Thursday, November 30, 2006

O, To be a Turk in Pants

"Was für Hose ist die?"
-Austrians. Scared, bewildered Austrians.

I risk losing the friendship of my Austrian acquaintances with the following admission but I must declare it: I am actually pretty down with Turks in Austria. I am talking, of course, about Turkish males (they don’t see fit to let the women out that often). As with most things in life, it comes down to pants. For it is the Turks and I who alienate ourselves, strangers in a strange land, from the hegemonic cultural mode: the Culture of Fine-Pants. The Teutonic men of Austria are not to be found wearing anything but the finest pantwear—blue jeans and slacks of a very distinctive and conservative cut, be it a Sunday jaunt with the family, a quick trip to the Tobacconist, or a grocery run.
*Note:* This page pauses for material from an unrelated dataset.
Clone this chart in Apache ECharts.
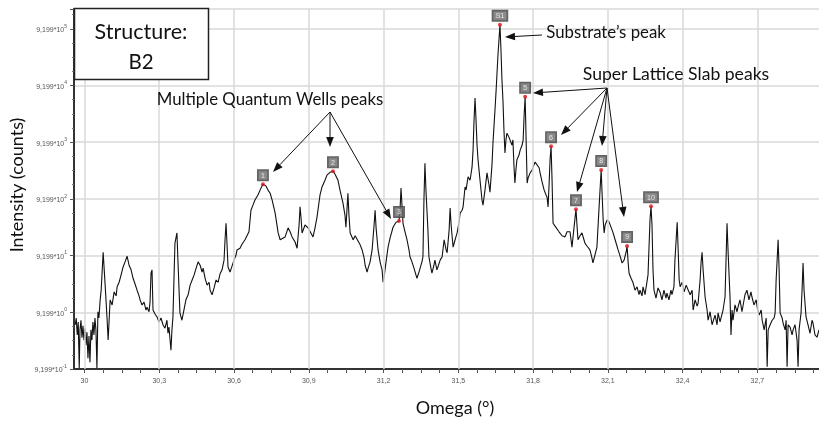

Not so swarthy and unwelcome children of Islam, not so Kevin! No, the Turks, me and the Turks, we take the Wrench of Anarchy and heave it into the well-oiled machine of Austrian society by daring to wear Leisure-Pants. Leisure-Pants! A day of strenuous errands? Hold on, let me put on my sport-pants. Heading to the bar? One moment, I gotta put on my hot-pants. Ah, we’re gonna take a walk in the hills on a sunny day? Just a sec, I must throw on my short-pants. It is no coincidence that when I pass a Turk on the streets of my little provincial town, we lower our guard and give each other the man-nod. Indeed we have just held a dialogue of the most transcendent sublimity, if not a dialectic (our dialectic would only progress thusly: “thesis – thesis – thesis”; that is, “Leisure-Pants. Leisure-Pants? Leisure-Pants!). What we are both saying, and saying only with our pants, may be translated into Mulkeenian English as “Hey. I see what you’re doing. And I like it.”

2 comments:

Joe said...

Do I understand by your italics that terms such as Fine-pants and Leisure-pants are fancy German compound nouns? And further, might I suggest to those people in charge of such things that, in true Teutonic fashion, the Austrians ban said words outright, thus driving the un-fine-pants-wearing community underground?

Unknown said...

I have had a similar experience in Mexico. Despite the six months of nonstop rain, Mexicans refuse to use either umbrellas or galoshes. I, therefore, in my deep desire to remain dry, get many a scoff as I traipse all seca-like down the streets of Tapachula.